Helen gave it her all. Her typical work outfit hadn’t changed much since the first time she filled out the form, so she made up a new-and-improved one. She wasn’t much of a cook, so in response to a question about how she would entertain friends for dinner, she lifted ideas from the food section of Ladies’ Home Journal. As for her philosophy of life, it borrowed heavily from Edward R. Murrow’s radio show This I Believe, which broadcast the voices of famous public figures and everyday Americans, sharing their heartfelt, personal philosophies for the common good.

In her final application, Helen Gurley painted herself as a hardworking but fun-loving California girl who enjoyed having friends over for Sunday brunch or for an evening of casual conversation and listening to records. While loyal to her boss, she also slipped in a little mention of the fact that she hoped to someday have a career in copywriting. But she really must have won the judges over with her generous heart, or at least the suggestion of it, cornily declaring that good taste “starts with that most basic commodity—one’s own self—and extends outward to speech, clothes and possessions. It reaches its supreme station . . . in kindness to another human being.”

Helen submitted her application, and to her delight, Glamour chose her as one of seventeen semifinalists. After surviving the next round of cuts, she was named one of the ten winners and invited to collect her prizes: a new vacation wardrobe to go with a two-week vacation to Hawaii, where she would sightsee, sunbathe, and sip pineapple punch on the terrace of the Royal Hawaiian Hotel, all while being photographed for a feature slated for the magazine’s May issue.

Fine as it was to hang out on the beach, her victory afforded her much more than travel.
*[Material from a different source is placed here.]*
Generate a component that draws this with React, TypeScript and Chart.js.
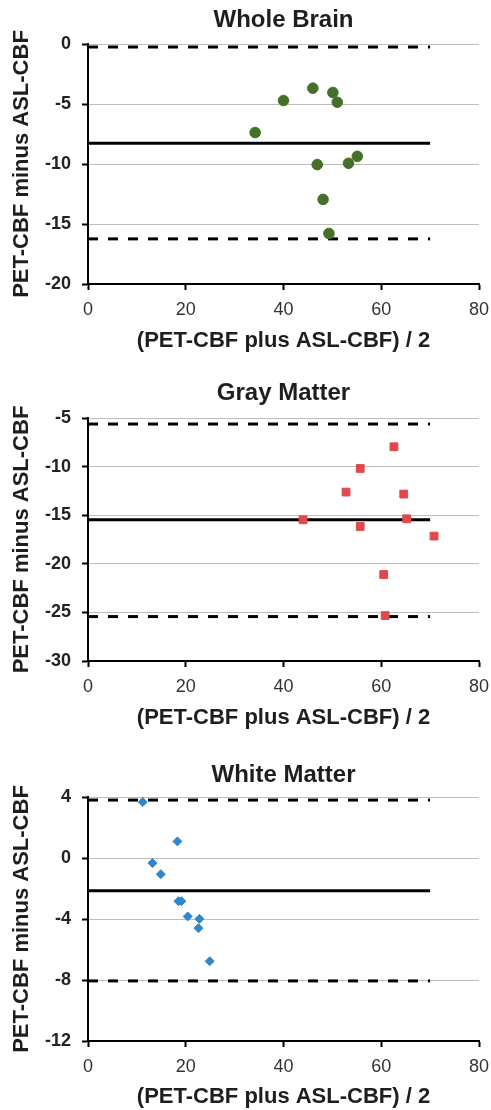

In the weeks after her win, the name Helen Gurley appeared in newspapers around the country. The magazine made her a mini-celebrity, the “Ideal Career Girl,” as one women’s editor christened her in the Hollywood Citizen-News. It also made her true ambitions known. Had she not confessed her desire to become a copywriter on the magazine’s contest form, she might have remained a secretary. Don Belding assigned Helen to her first account, Sunkist, after being hounded by Mary Campbell, the soon-to-be-legendary head of Condé Nast’s personnel office, who wanted to know why Belding hadn’t given her a chance to write copy of her own.

Glamour was Helen’s passport into a more sophisticated world. Long before David brought Helen to Manhattan, her favorite magazine did, putting her up at the ritzy Waldorf-Astoria when she won. While in town, she also visited Glamour’s headquarters in Midtown—it was her first time in a magazine office.

The second time was in March 1965, when she entered Cosmopolitan’s offices at 1775 Broadway as the magazine’s new editor-in-chief.